Perhaps the best proof of the movement’s peak in the past couple years is the number of artists who are being recognized by the Grammys for advancing the medium — and they’re not only nommed for R&B and Urban Contemporary awards. Gambino, Monáe, H.E.R., Smith and last year’s multi-nominee SZA (who scored four nominations this year for her featured soulful singing on Kendrick Lamar’s “All the Stars,” from “Black Panther”) all earned nods in the awards’ big four categories.
So what brought R&B back? The caliber of the artists, contends Derrick “DC” Corbett, program director at Philadelphia iHeartRadio R&B stations Power 99 and WDAS. “Last year, we saw with Bruno Mars, H.E.R., Ella Mai, Jacquees and Daniel Caesar that the younger audience is more accepting of this art form because the quality of the music is simply better,” Corbett says. ” Mai’s “Boo’d Up” was one of the biggest singles of the summer. “It’s not melodic hip-hop or trap soul or some of the monikers that have been passed down to avoid the R&B title,” Corbett continues. “This new stuff is just good R&B music that happens to lean on [1990s-era] forefathers like D’Angelo, Usher, Alicia, Mary J. Blige and Babyface in its styling.”
One of those predecessors, Angie Stone, witnessed firsthand how hip-hop diluted R&B. Stone started her career as part of hip-hop trio the Sequence, worked with D’Angelo and then went solo as an R&B artist in 1999. “At the beginning, I felt like Madonna, as [label executives] catered to me as an R&B artist, concentrating on my craft while everything from my hair and wardrobe was handled for me,” she tells Variety.
But Stone believes the merging of pop and hip-hop superstars — particularly “Jennifer Lopez hooking up with Puff [Sean ‘Diddy’ Combs]” — placed focus on looks and marketability. “After that, in came Beyoncé, Christina [Aguilera], Alicia Keys and Justin Timberlake. From there, R&B only stayed relevant if it was connected to hip-hop,” says Stone. “That’s how hip-hop became what it is now. It had to gather elements of the mainstream to get, and stay, on the radio. R&B got smothered loaning itself to hip-hop.”
Terrence “Punch” Henderson, president of Top Dawg Entertainment, home to Lamar and SZA, is about as influential a hip-hop tastemaker as they come. He too sees the melding of the two genres as a way to gain greater exposure overall. “What attracted me to SZA initially was the distinct nature of her voice,” he says. “When I paid attention to the lyrics, she approaches ideas as a rapper would, and what she was saying was raw and honest.
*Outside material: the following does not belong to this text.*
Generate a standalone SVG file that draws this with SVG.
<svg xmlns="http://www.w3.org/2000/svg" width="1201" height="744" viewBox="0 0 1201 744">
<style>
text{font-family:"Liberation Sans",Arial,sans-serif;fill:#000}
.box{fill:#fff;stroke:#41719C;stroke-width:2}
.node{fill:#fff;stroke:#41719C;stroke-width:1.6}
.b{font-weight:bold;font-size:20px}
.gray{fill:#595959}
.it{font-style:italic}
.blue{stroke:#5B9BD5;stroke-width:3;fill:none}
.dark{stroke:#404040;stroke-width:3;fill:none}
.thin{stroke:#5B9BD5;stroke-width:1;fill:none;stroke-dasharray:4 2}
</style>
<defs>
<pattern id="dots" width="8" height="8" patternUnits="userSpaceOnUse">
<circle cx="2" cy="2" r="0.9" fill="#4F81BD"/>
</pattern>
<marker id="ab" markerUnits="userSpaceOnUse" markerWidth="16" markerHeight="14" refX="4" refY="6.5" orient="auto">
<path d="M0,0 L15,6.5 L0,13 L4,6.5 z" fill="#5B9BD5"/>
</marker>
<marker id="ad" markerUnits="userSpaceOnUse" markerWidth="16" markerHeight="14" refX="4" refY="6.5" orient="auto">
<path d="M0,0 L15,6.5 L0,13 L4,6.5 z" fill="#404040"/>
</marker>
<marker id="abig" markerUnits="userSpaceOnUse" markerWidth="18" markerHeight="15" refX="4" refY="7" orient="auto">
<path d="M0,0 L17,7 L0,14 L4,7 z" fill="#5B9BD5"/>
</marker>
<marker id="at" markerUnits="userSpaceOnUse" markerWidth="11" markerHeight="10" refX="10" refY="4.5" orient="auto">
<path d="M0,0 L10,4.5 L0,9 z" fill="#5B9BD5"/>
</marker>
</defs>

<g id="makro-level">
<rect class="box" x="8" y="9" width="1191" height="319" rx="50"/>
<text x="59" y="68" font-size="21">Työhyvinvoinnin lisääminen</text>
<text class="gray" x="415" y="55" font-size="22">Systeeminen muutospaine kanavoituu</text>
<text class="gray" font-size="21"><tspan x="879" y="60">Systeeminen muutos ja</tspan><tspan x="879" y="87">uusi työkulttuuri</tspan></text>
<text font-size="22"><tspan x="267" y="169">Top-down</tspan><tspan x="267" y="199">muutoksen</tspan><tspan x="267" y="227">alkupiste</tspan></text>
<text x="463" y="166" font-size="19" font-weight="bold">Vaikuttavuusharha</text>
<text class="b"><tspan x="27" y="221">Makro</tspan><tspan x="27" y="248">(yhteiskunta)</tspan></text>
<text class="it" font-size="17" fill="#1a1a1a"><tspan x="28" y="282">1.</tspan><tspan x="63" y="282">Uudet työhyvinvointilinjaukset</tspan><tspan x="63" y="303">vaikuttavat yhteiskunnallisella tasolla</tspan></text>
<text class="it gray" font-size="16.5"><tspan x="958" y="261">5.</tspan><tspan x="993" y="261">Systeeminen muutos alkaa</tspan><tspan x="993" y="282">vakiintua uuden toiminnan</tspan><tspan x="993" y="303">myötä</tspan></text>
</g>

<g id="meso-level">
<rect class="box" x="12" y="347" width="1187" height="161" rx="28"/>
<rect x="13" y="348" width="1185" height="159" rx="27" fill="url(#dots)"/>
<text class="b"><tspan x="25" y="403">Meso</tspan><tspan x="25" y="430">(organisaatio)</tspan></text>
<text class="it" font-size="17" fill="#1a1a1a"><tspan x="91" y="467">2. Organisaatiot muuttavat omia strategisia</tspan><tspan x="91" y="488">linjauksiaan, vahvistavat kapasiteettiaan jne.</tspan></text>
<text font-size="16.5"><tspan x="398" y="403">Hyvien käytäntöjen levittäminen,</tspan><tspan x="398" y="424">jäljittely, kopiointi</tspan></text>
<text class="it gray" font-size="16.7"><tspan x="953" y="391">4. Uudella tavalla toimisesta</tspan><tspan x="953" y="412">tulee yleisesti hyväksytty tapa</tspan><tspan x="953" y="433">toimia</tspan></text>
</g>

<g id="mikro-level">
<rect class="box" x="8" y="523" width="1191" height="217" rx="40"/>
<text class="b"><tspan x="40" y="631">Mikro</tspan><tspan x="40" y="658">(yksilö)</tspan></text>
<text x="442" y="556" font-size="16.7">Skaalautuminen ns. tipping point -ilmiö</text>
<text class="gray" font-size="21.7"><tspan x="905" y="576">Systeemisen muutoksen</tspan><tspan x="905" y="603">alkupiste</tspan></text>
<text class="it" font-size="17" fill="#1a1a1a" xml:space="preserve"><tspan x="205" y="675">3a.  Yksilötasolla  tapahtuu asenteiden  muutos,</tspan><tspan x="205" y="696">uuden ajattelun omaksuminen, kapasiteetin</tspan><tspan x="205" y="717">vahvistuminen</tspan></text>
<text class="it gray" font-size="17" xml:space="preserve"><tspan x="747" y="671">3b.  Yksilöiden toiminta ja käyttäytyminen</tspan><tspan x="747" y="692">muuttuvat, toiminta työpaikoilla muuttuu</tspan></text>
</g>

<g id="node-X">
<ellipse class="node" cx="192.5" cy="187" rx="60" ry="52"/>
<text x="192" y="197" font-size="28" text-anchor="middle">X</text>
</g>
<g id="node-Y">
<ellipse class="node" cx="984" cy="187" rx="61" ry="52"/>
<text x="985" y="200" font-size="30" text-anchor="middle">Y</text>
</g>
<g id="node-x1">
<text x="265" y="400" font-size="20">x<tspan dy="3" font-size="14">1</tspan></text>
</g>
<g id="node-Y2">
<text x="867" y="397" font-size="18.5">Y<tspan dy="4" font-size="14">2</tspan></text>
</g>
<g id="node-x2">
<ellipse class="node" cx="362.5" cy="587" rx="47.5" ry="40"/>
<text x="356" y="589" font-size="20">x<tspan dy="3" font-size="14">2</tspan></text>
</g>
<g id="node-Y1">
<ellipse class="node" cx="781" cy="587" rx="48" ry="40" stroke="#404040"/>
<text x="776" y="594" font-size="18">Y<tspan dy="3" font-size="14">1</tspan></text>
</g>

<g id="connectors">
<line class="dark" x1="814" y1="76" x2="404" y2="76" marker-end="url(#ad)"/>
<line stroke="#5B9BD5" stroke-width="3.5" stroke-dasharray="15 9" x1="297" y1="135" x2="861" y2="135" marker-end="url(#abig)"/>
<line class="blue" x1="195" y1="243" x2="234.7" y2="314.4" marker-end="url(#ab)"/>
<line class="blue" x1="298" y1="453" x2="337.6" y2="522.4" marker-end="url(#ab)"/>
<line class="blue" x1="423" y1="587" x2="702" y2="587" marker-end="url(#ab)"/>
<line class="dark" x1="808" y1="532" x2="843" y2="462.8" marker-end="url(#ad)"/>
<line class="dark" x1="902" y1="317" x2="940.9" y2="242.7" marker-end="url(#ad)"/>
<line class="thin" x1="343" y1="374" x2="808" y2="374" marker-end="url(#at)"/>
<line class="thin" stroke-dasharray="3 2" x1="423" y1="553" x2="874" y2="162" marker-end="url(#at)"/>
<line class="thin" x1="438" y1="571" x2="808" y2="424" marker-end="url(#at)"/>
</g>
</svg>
Everybody on a global scale can relate to that.”
An emphasis on personality is another key element of the genre’s resurgence, notes Joie Manda, exec VP of Interscope Geffen A&M, which has invested heavily in R&B in recent years with artists like Grammy nominee Mai, 6lack, Summer Walker and Ari Lennox. Unlike many hip-hop and pop fans, the R&B audience isn’t looking for just a song, Manda says, it’s looking for a star, an artist it can fall in love with and see in concert. “Fans want to know that artists in the R&B space can perform and put on a show,” Manda says, referencing the genre’s long lineage of showmen and -women. “When you look at R&B artists and go back to the past, there’s been one-hit wonders, for sure. But the ones with legs are judged on albums, what their show is like and their taste. Mary J. Blige made iconic records, yes, but her look, vibe and attitude was equally iconic. In R&B, it’s not just about trying to get a record off — it’s about a point of view, cohesion.”
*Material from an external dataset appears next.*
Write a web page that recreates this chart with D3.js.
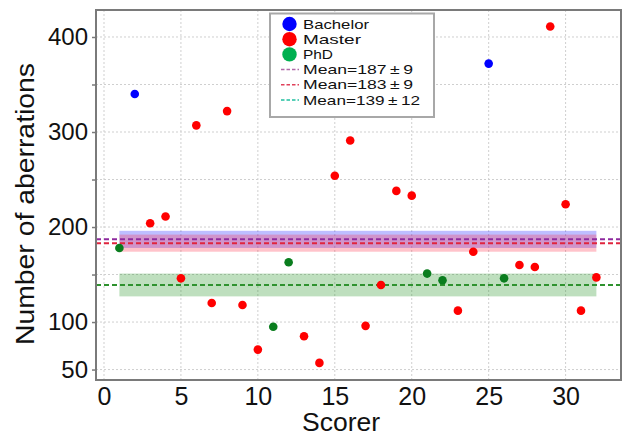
<!DOCTYPE html>
<html><head><meta charset="utf-8">
<script src="https://cdn.jsdelivr.net/npm/d3@7/dist/d3.min.js"></script>
<style>
body{margin:0;background:#fff;}
svg text{font-family:"Liberation Sans",Arial,sans-serif;fill:#111;}
</style>
</head><body>
<svg id="chart" width="624" height="437"></svg>
<script>
// ---- data ----
const scorers = [1,2,3,4,5,6,7,8,9,10,11,12,13,14,15,16,17,18,19,20,21,22,23,24,25,26,27,28,29,30,31,32];
const degrees = ["PhD","Bachelor","Master","Master","Master","Master","Master","Master","Master","Master",
                 "PhD","PhD","Master","Master","Master","Master","Master","Master","Master","Master",
                 "PhD","PhD","Master","Master","Bachelor","PhD","Master","Master","Master","Master","Master","Master"];
const aberrations = [178,340,204,211,146,307,120,322,118,71,95,163,85,57,254,291,96,139,238,233,151,144,112,174,372,146,160,158,411,224,112,147];
const groups = ["Bachelor","Master","PhD"];
const groupMeans = [187,183,139];
const groupSD = [9,9,12];
const xTicks = [0,5,10,15,20,25,30];
const yTicks = [50,100,150,200,250,300,350,400];
const yLabeled = [50,100,200,300,400];

// ---- styles ----
const pointColor = {Bachelor:"#0000ff", Master:"#ff0000", PhD:"#0a7d1e"};
const legendDot = {Bachelor:"#0000ff", Master:"#ff0000", PhD:"#00b050"};
const bandFill = {Bachelor:"rgba(40,40,255,0.30)", Master:"rgba(255,40,70,0.28)", PhD:"rgba(20,140,20,0.28)"};
const lineColor = {Bachelor:"#8e2a9e", Master:"#e0243e", PhD:"#2f922f"};
const legendLine = {Bachelor:"#b06aa8", Master:"#e0405a", PhD:"#20c0a0"};

const svg = d3.select("#chart");
const L=96, R=621, T=10, B=380;
const x = d3.scaleLinear().domain([-0.52, 33.6]).range([L, R]);
const y = d3.scaleLinear().domain([39, 428.4]).range([B, T]);

// grid
const grid = svg.append("g");
grid.selectAll("line.v").data(xTicks).join("line")
  .attr("x1", d=>x(d)).attr("x2", d=>x(d)).attr("y1", T).attr("y2", B)
  .attr("stroke","#cfcfcf").attr("stroke-dasharray","2,2").attr("stroke-width",1);
grid.selectAll("line.h").data(yTicks).join("line")
  .attr("y1", d=>y(d)).attr("y2", d=>y(d)).attr("x1", L).attr("x2", R)
  .attr("stroke","#cfcfcf").attr("stroke-dasharray","2,2").attr("stroke-width",1);

// bands
const bands = svg.append("g");
groups.forEach((g,i)=>{
  bands.append("rect")
    .attr("x", x(scorers[0])).attr("width", x(scorers[scorers.length-1]) - x(scorers[0]))
    .attr("y", y(groupMeans[i]+groupSD[i])).attr("height", y(groupMeans[i]-groupSD[i]) - y(groupMeans[i]+groupSD[i]))
    .attr("fill", bandFill[g]);
});
// mean lines
groups.forEach((g,i)=>{
  svg.append("line")
    .attr("x1", L).attr("x2", R).attr("y1", y(groupMeans[i])).attr("y2", y(groupMeans[i]))
    .attr("stroke", lineColor[g]).attr("stroke-width", 2).attr("stroke-dasharray","5,3");
});

// points
svg.append("g").selectAll("circle").data(scorers).join("circle")
  .attr("cx", (d)=>x(d)).attr("cy", (d,i)=>y(aberrations[i])).attr("r", 4.3)
  .attr("fill", (d,i)=>pointColor[degrees[i]]);

// frame
svg.append("rect").attr("x",L).attr("y",T).attr("width",R-L).attr("height",B-T)
  .attr("fill","none").attr("stroke","#7a7a7a").attr("stroke-width",2);

// axes
const yAxis = svg.append("g").attr("transform",`translate(${L},0)`)
  .call(d3.axisLeft(y).tickValues(yTicks).tickSize(4).tickPadding(4)
    .tickFormat(d=> yLabeled.includes(d) ? d : ""));
yAxis.select(".domain").remove();
yAxis.selectAll(".tick line").attr("stroke","#7a7a7a").attr("stroke-width",1.5);
yAxis.selectAll("text").style("font-size","24px").attr("fill","#111");

const xAxis = svg.append("g").attr("transform",`translate(0,${B})`)
  .call(d3.axisBottom(x).tickValues(xTicks).tickSize(0).tickPadding(7));
xAxis.select(".domain").remove();
xAxis.selectAll("text").style("font-size","25px").attr("fill","#111");

svg.append("text").attr("x",341).attr("y",431).attr("text-anchor","middle")
  .style("font-size","25px").attr("textLength",78).attr("lengthAdjust","spacingAndGlyphs").text("Scorer");
svg.append("text").attr("transform","translate(34,204) rotate(-90)").attr("text-anchor","middle")
  .style("font-size","25px").attr("textLength",282).attr("lengthAdjust","spacingAndGlyphs")
  .text("Number of aberrations");

// legend
const lg = svg.append("g");
lg.append("rect").attr("x",270).attr("y",13.5).attr("width",164).attr("height",103.5)
  .attr("fill","#fff").attr("stroke","#a8a8a8").attr("stroke-width",2);
const rowY = i => 24 + i*15.2;
const legendWidths = [66, 58, 30];
groups.forEach((g,i)=>{
  lg.append("circle").attr("cx",289.5).attr("cy",rowY(i)).attr("r",7.2).attr("fill",legendDot[g]);
  lg.append("text").attr("x",303).attr("y",rowY(i)).attr("dy","0.36em").style("font-size","13px")
    .attr("textLength",legendWidths[i]).attr("lengthAdjust","spacingAndGlyphs").text(g);
});
const meanWidths = [110, 110, 117];
groups.forEach((g,i)=>{
  const yy = rowY(i+3);
  lg.append("line").attr("x1",281).attr("x2",299).attr("y1",yy).attr("y2",yy)
    .attr("stroke",legendLine[g]).attr("stroke-width",1.5).attr("stroke-dasharray","3.5,2");
  lg.append("text").attr("x",303).attr("y",yy).attr("dy","0.36em").style("font-size","13px")
    .attr("textLength",meanWidths[i]).attr("lengthAdjust","spacingAndGlyphs")
    .text(`Mean=${groupMeans[i]}\u2009\u00B1\u2009${groupSD[i]}`);
});
</script>
</body></html>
That perspective is echoed by veteran hip-hop/R&B executives Phylicia Fant and Shawn Holiday, who were named co-heads of Columbia Records’ revamped Urban Music division in December. With a roster that ranges from Beyoncé and Solange to Leon Bridges and Raphael Saadiq to new artists Polo G and Lil Tjay, Fant and Holiday emphasize the importance not just of personalities but of narratives to go with them.
“Right now, I think everyone wants to hear a story, so when you ask how do you market R&B as opposed to hip-hop, it’s about emotion,” says Fant. “R&B is pure emotion: a voice you can feel. And we market R&B through experiences” — live performance.
“Hip-hop gathered elements of the mainstream to get, and stay, on the radio. R&B got smothered loaning itself to hip-hop.”
“At Columbia, we have new artists who are 16 and 17, but they have lived lives, too, with stories full of pain, joy and frustration,” she continues.
That connection is largely cultivated gradually through the music, rather than immediately via social media or playlists, the way hip-hop and pop are. “R&B playlists don’t have the reach that rap and pop playlists have,” Manda notes. “You don’t see R&B hits go immediately onto Rap Caviar [Spotify’s most popular playlist]. You have to have dedication when you’re dealing with R&B. It’s a slower burn with a longer road and a bigger time investment — you can’t rush it.”
Equally important, Holiday maintains, is for executives to trust artists’ relationship with their audience and know when to step back. “It’s our job to sometimes let the artist teach us where to go,” he says. “It’s a partnership. That goes for the upcoming Solange album and albums by Raphael Saadiq and John Legend, or records by younger acts like Polo G. It’s about balancing young and old. That’s how you build and maintain new R&B’s legacy.”